Groking Varnam - Part 2
In part 2 of this series, we look at how varnam “learns” patterns before doing transliteration
Note: This post wasn’t published till 3rd February, 2024 because I lost interest in it. It eventually got published (at the older date) because I didn’t want to just discard them. But it hasn’t been updated or completed.

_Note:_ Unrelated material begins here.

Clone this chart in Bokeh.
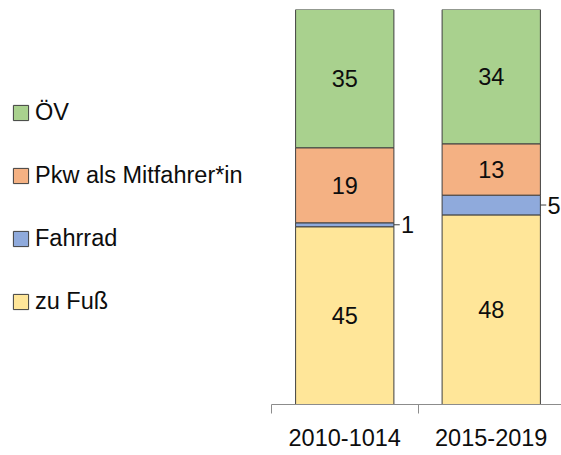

The --learn-from flag passes each file in the path to varnam_learn_from_file in learn.c. We will look at it closely in this post. But, before that I need to write about a few thoughts I have been having after discussing the previous post with other collaborators of the varnam project.
Look at this function:
static int
execute_sql(varnam *handle, sqlite3 *db, const char *sql)
{
char *zErrMsg = 0;
int rc;
rc = sqlite3_exec(db, sql, NULL, 0, &zErrMsg);
if( rc != SQLITE_OK ){
set_last_error (handle, "Failed to execute : %s", zErrMsg);
sqlite3_free(zErrMsg);
return VARNAM_ERROR;
}
return VARNAM_SUCCESS;
}
And an example of how it is called:
rc = execute_sql (handle, v_->known_words, "create index tmp_patterns_content_word_id on patterns_content (word_id);");
if (rc != VARNAM_SUCCESS)
return rc;
C does not have exceptions. Error handling is through return values. That’s why most functions of varnam takes an input and pointer to an output as parameters and returns an integer error/success code. When returned an error code the caller can call varnam_get_last_error to get what the error was. In python or javascript, this would be handled with exceptions. Turns out that is not very common in systems programming languages because raising exceptions and exiting a function can lead to forgetting to close file descriptors, etc that can lead to leak. Go language also promotes using return values to signify error but this is easier in Go because a function can return multiple values in Go making it ripe for code like this:
f, err := os.Open("filename.ext")
if err != nil {
log.Fatal(err)
}
// do something with the open *File f
This is very elegant when compared to what one has to do in C. In Rust too, the idiomatic way to handle such situations is to use a Result enum. Although panic is present in Rust (and Go), it is not used regularly, like exceptions
use std::fs::File;
use std::io::ErrorKind;
fn main() {
let f = File::open("hello.txt");
let f = match f {
Ok(file) => file,
Err(error) => match error.kind() {
ErrorKind::NotFound => match File::create("hello.txt") {
Ok(fc) => fc,
Err(e) => panic!("Problem creating the file: {:?}", e),
},
other_error => {
panic!("Problem opening the file: {:?}", other_error)
}
},
};
}
In these languages, we will be able to return the result directly and therefore avoid the need for passing in a pointer to each function to store the output.
The next point is about coupling. Varnam seems to be tightly coupled to sqlite at the moment. It is not straightforward to implement interfaces in C. Also, varnam uses many sqlite features when doing its thing.
But it might be nice to have the database/storage layer decoupled. Sqlite is not appropriate for high-volume websites. And there could be other creative solutions on database side if the code is decoupled.
About language rules. The schema files (in ruby) are how varnam encodes language rules now. I haven’t looked at them yet. But it is a very interesting problem. How do you represent the rules of languages like Malayalam in very few lines of code (to avoid issues like this). Is it even possible to capture all rules in code? It might make sense to have a set of test words (from multiple languages) that include various tricky transliterations. That will give us confidence that whatever language rules we have will cover all the difficult words.